Under the prior policy, a stun gun could be used only if the suspect were “isolated and contained.”  That meant that a stun gun could not be used if there were a hostage or other innocent person nearby. The new policy provides that an officer must consider whether there is a substantial risk that an innocent person might inadvertently be struck by the electrode darts.  An officer should fire a stun gun, despite such risk, only when necessary to protect the nearby innocent person from attack.  The new policy recognizes that there are instances when firing a stun gun would be the safest alternative for the innocent person.

The prior policy contemplated that stun guns would be used, for the most part, only if a SWAT team were deployed.  However, the law enforcement community expressed concern that the prior policy failed to recognize that officers who are first on the scene of a rapidly developing use of force situation may need to act quickly with a stun gun, before other units arrive, in order to resolve a confrontation before it escalates to the point where deadly force is required.

The new policy generally brings the rules for stun guns into line with the policy adopted in March 2008 for less lethal ammunition.  That policy established a new level of force called “enhanced mechanical force” immediately under deadly force.

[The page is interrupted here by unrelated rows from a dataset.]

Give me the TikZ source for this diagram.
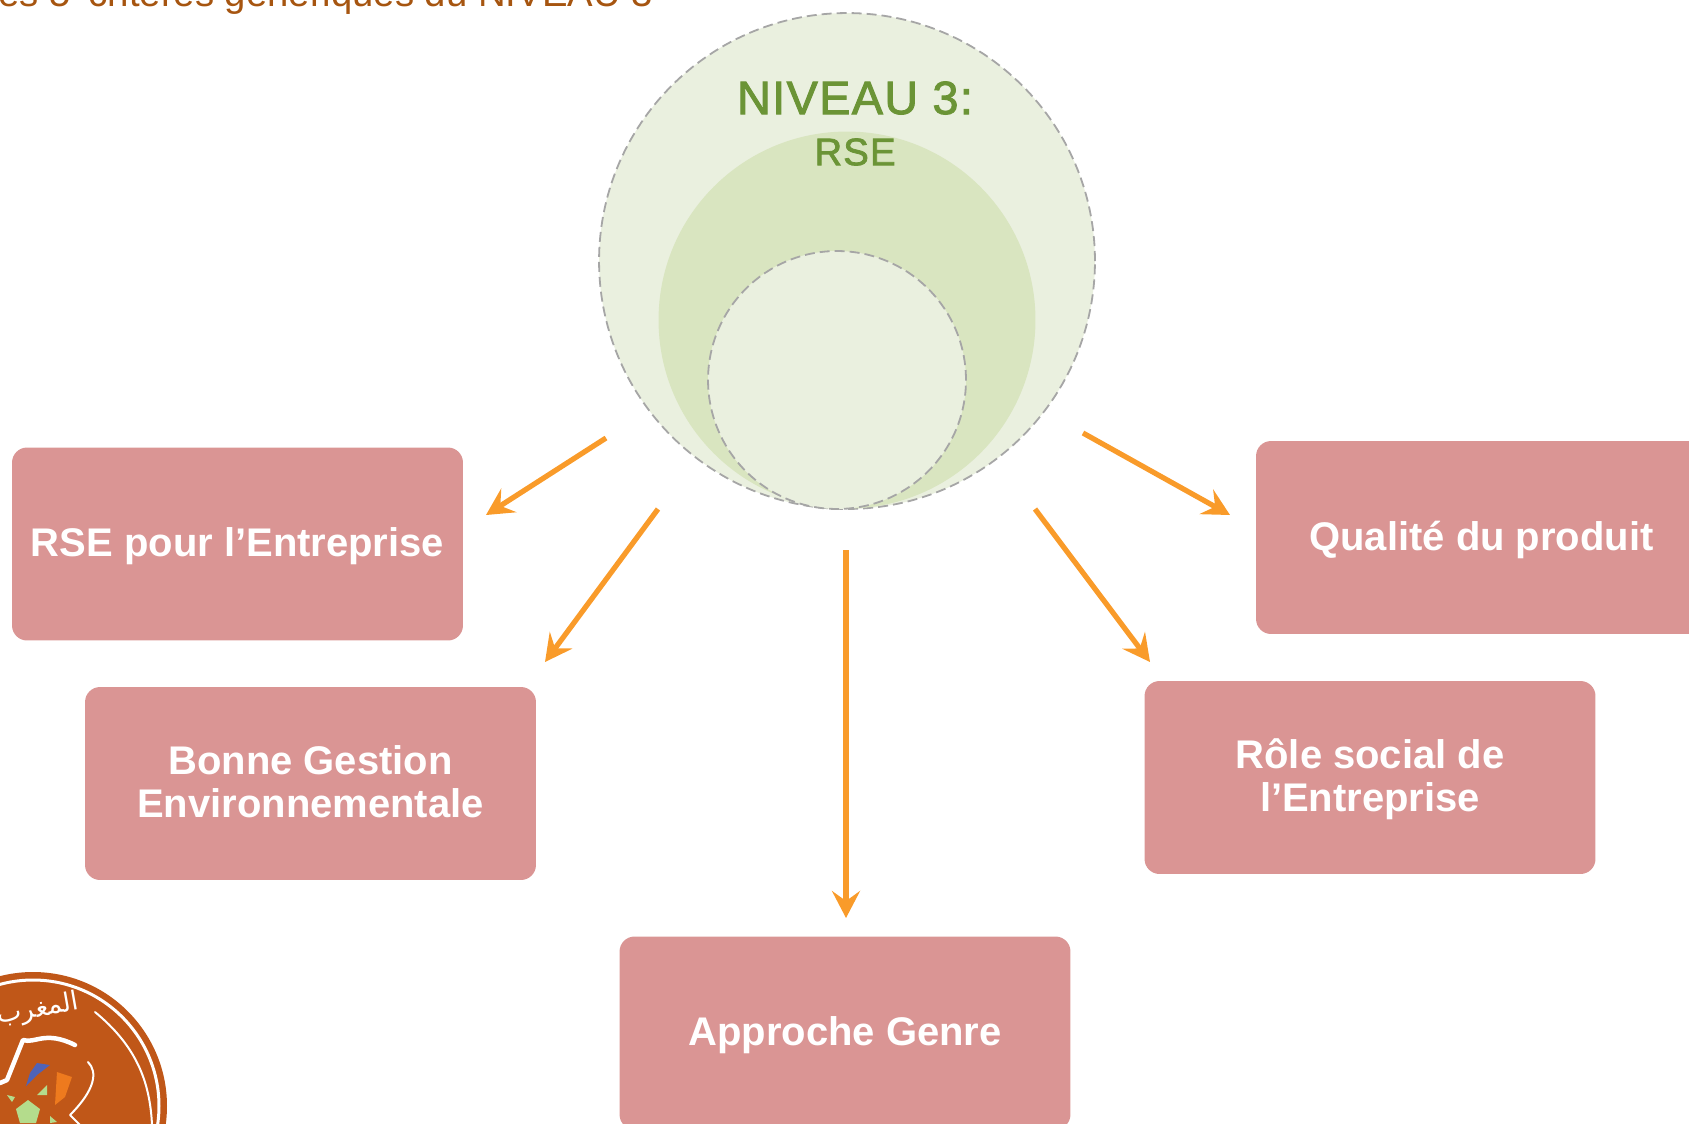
\documentclass[tikz,border=0pt]{standalone}
\usepackage{fontspec}
\usepackage{xcolor}
\usetikzlibrary{arrows, arrows.meta}
\usetikzlibrary{positioning}
\setmainfont{Liberation Sans}
\newfontfamily\arabicfont[Script=Arabic]{DejaVu Sans}
\newfontfamily\bevelfont[FakeBold=2, LetterSpace=3]{Liberation Sans}
\TeXXeTstate=1
\definecolor{critpink}{HTML}{DA9594}
\definecolor{critarrow}{HTML}{F99B2A}
\definecolor{niveaugreen}{HTML}{6B9436}
\definecolor{ringlight}{HTML}{EAF0DF}
\definecolor{ringmid}{HTML}{D9E5C0}
\definecolor{ringline}{HTML}{A6A6A6}
\definecolor{titlebrown}{HTML}{A65510}
\definecolor{logobrown}{HTML}{C05718}
\definecolor{logogreen}{HTML}{B4DC8C}
\definecolor{logoblue}{HTML}{4F63B8}
\definecolor{logoorange}{HTML}{EE7A1E}
\tikzset{
  critbox/.style={draw=none, fill=critpink, rounded corners=0.3cm, minimum width=9.02cm, minimum height=3.86cm,
    align=center, text=white, text height=19.4pt, font=\fontsize{22.75}{24.6}\selectfont\bfseries},
  critarrowline/.style={line width=0.105cm, critarrow, -{Stealth[length=0.54cm, width=0.56cm, inset=0.2cm]}},
  dashring/.style={circle, draw=ringline, line width=0.036cm, dash pattern=on 0.2cm off 0.1cm, fill=ringlight, inner sep=0pt},
  logoline/.style={draw=white, line cap=round, line join=round}
}
\begin{document}
\begin{tikzpicture}[x=0.02cm, y=-0.02cm]
	\useasboundingbox (0,0) rectangle (1689,1123);
	\clip (0,0) rectangle (1689,1123);
	% title cut by the top edge
	\node[anchor=base west, inner sep=0pt, text=titlebrown, font=\fontsize{21.8}{24}\selectfont] (title) at (-23,6) {Les 5\hspace{4pt} critères génériques du NIVEAU 3};
	
	% draw circles
	\node[dashring, minimum size=9.92cm] (outer) at (847,261) {};
	\node[circle, fill=ringmid, inner sep=0pt, minimum size=7.54cm] (middle) at (847,320) {};
	\node[dashring, minimum size=5.16cm] (inner) at (837,380) {};
	\node[text=niveaugreen, inner sep=0pt, font=\bevelfont\fontsize{26.6}{28}\selectfont] (niveau) at (855,98) {NIVEAU 3:};
	\node[text=niveaugreen, inner sep=0pt, font=\bevelfont\fontsize{21.8}{24}\selectfont] (rse) at (855,152) {RSE};
	
	% draw boxes
	\node[critbox] (entreprise) at (237.5,544) {RSE pour l’Entreprise};
	\node[critbox, text height=41pt, text depth=2.2pt] (gestion) at (310.5,783.5) {Bonne Gestion\\Environnementale};
	\node[critbox] (genre) at (845,1033) {Approche Genre};
	\node[critbox, text height=43.8pt] (social) at (1370,777.5) {Rôle social de\\l’Entreprise};
	\node[critbox] (qualite) at (1481.5,537.5) {Qualité du produit};
	
	% add arrows
	\coordinate (a1) at (606,438);
	\coordinate (b1) at (486,515);
	\coordinate (a2) at (658,509);
	\coordinate (b2) at (545,662);
	\coordinate (a3) at (846,550);
	\coordinate (b3) at (846,918);
	\coordinate (a4) at (1083,433);
	\coordinate (b4) at (1230,515);
	\coordinate (a5) at (1035,509);
	\coordinate (b5) at (1150,662);
	\foreach \i in {1,...,5}
		\draw[critarrowline] (a\i) -- (b\i);
	
	% logo in the corner
	\fill[logobrown] (33,1106) circle (134);
	\draw[logoline, line width=0.06cm] (33,1106) circle (126);
	\draw[logoline, line width=0.04cm] (95,1012) .. controls (135,1045) and (150,1080) .. (152,1125);
	\draw[logoline, line width=0.09cm] (0,1083) -- (7,1080) -- (23,1040) .. controls (35,1044) and (45,1030) .. (75,1045);
	\draw[logoline, line width=0.04cm] (88,1062) .. controls (98,1072) and (95,1090) .. (70,1115) -- (80,1125);
	\fill[logoblue] (50,1065) -- (37,1063) -- (30,1073) -- (26,1086) -- (37,1075) -- cycle;
	\fill[logoorange] (57,1072) -- (72,1077) -- (65,1097) -- (55,1105) -- cycle;
	\fill[logogreen] (28,1100) -- (40,1109) -- (36,1123) -- (20,1123) -- (16,1109) -- cycle;
	\fill[logogreen] (47,1085) -- (37,1095) -- (47,1095) -- cycle;
	\fill[logogreen] (7,1095) -- (15,1097) -- (12,1102) -- cycle;
	\fill[logogreen] (50,1116) -- (57,1122) -- (50,1123) -- cycle;
	\node[text=white, inner sep=0pt, rotate=10, font=\arabicfont\fontsize{15}{16}\selectfont] (arabe) at (38,1010) {\beginR المغرب\endR};
\end{tikzpicture}
\end{document}
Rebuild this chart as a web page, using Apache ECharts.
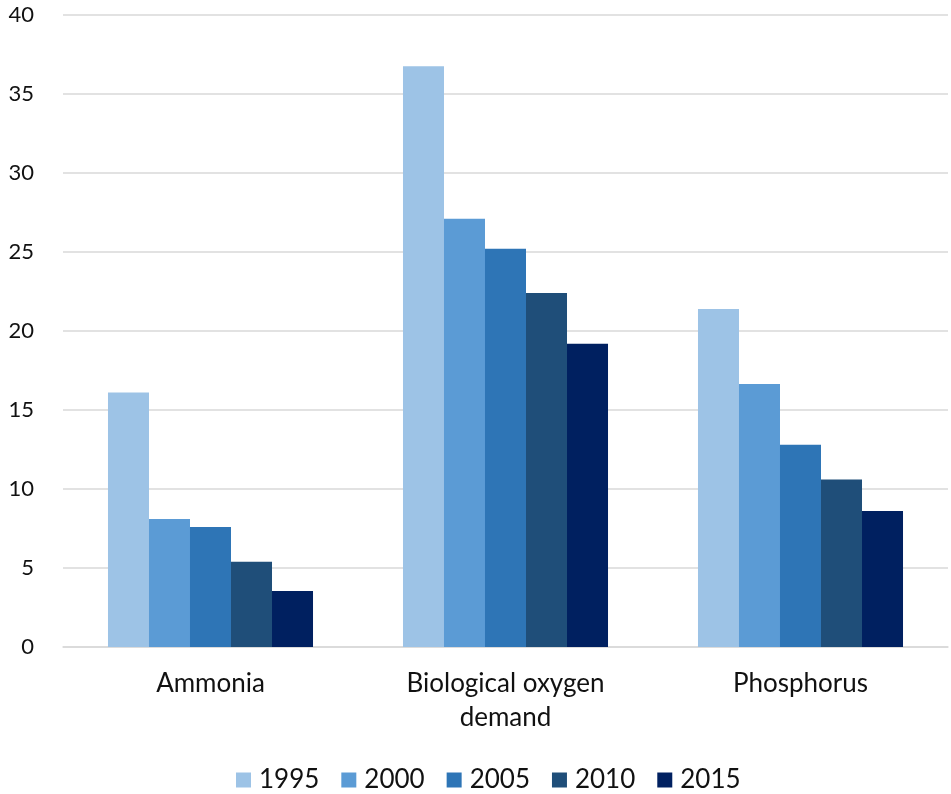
<!DOCTYPE html>
<html>
<head>
<meta charset="utf-8">
<script src="https://cdn.jsdelivr.net/npm/echarts@6/dist/echarts.min.js"></script>
<style>
  html, body { margin: 0; padding: 0; background: #fff; }
  #container { width: 951px; height: 794px; }
</style>
</head>
<body>
<div id="container"></div>
<script>
var categories = ['Ammonia', 'Biological oxygen\ndemand', 'Phosphorus'];
var years = ['1995', '2000', '2005', '2010', '2015'];
var colors = ['#9DC3E6', '#5B9BD5', '#2E75B6', '#1F4E79', '#002060'];

var v1995 = [16.1, 36.75, 21.4];
var v2000 = [8.1, 27.1, 16.65];
var v2005 = [7.6, 25.2, 12.8];
var v2010 = [5.4, 22.4, 10.6];
var v2015 = [3.55, 19.2, 8.6];
var values = [v1995, v2000, v2005, v2010, v2015];

var fontName = "Lato, 'Open Sans', sans-serif";

var element = document.getElementById('container');
var myChart = echarts.init(element);

var series = years.map(function (y, i) {
    return {
        name: y,
        type: 'bar',
        data: values[i],
        barGap: '0%',
        barCategoryGap: '30.5%',
        itemStyle: { color: colors[i] }
    };
});

var option = {
    animation: false,
    backgroundColor: '#ffffff',
    color: colors,
    grid: { left: 63, right: 3, top: 15, bottom: 147 },
    legend: {
        bottom: 1,
        left: 236,
        padding: 0,
        itemWidth: 15,
        itemHeight: 15,
        itemGap: 22,
        icon: 'rect',
        textStyle: { fontFamily: fontName, fontSize: 26, color: '#111', padding: [0, 0, 0, 3] },
        data: years
    },
    xAxis: {
        type: 'category',
        data: categories,
        axisLine: { show: true, lineStyle: { color: '#d9d9d9', width: 1.5 } },
        axisTick: { show: false },
        axisLabel: {
            margin: 20,
            fontFamily: fontName,
            fontSize: 26,
            color: '#111',
            lineHeight: 34
        }
    },
    yAxis: {
        type: 'value',
        min: 0,
        max: 40,
        interval: 5,
        axisLine: { show: false },
        axisTick: { show: false },
        splitLine: { lineStyle: { color: '#d9d9d9', width: 1.5 } },
        axisLabel: {
            margin: 29,
            fontFamily: fontName,
            fontSize: 22,
            color: '#111'
        }
    },
    series: series
};

myChart.setOption(option);
</script>
</body>
</html>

Under the Attorney General’s Use of Force Policy, deadly force may only be used when an officer reasonably believes such force is immediately necessary to protect an officer or another person from imminent danger of death or serious bodily injury.  The rules for less lethal ammunition, and now stun guns, do not require that the threat of death or serious bodily injury be imminent or immediate.

The prior policy allowed for use of a stun gun only against a suspect who was armed with a deadly weapon.  The new policy permits use of a stun gun against a person who is posing a risk of death or serious bodily injury to another person by, for example, choking the person, kicking the person’s head, or holding the person and threatening to strangle him or her.

The new policy allows use of a stun gun in several other circumstances where it was prohibited under the prior policy.  The new policy allows an officer to use a stun gun, if needed, to prevent the escape of a suspect believed to have caused or attempted to cause the death or serious bodily injury of another.

The prior policy absolutely prohibited use of a stun gun against a handcuffed subject as well as use of a stun gun in “drive stun mode,” meaning when the device is placed directly against the subject instead of being fired from a distance.  The new policy allows for those two uses of a stun gun in circumstances where deadly force would be permitted or where there is an imminent threat that the subject will kill or cause serious bodily injury to himself or herself.  The new policy allows a stun gun to be used against a handcuffed suspect only if other types of physical or mechanical force are not available, would not be effective, or would be too dangerous for the officer to attempt to use.

The new policy for stun guns recognizes that while they are designed and intended to be used as less lethal weapons, they can cause serious injury or death.  The policy requires officers to use particular care when using them against a person who may be vulnerable due to age or medical condition.

The policy prohibits use of a stun gun against the operator of a motor vehicle. It also prohibits the firing of two or more stun guns at a person at the same time.  It directs that a stun gun shall not be used against a person who is in a precarious, elevated position, unless reasonable efforts have been made to guard against a fall-related injury. It further directs that a stun gun shall not be used close to a body of water or flammable materials.

The policy imposes limits on when an officer may unholster and display a stun gun, including “spark displays,” in which an arc of electricity is emitted from the device as a demonstration to discourage resistance.  These restrictions are patterned closely after the current standard used to justify unholstering and exhibiting a firearm.

The policy makes clear that there is no requirement that an officer exhaust the option of using a stun gun before using lethal ammunition in any circumstance where deadly force would be justified and authorized under the Attorney General’s Use of Force Policy.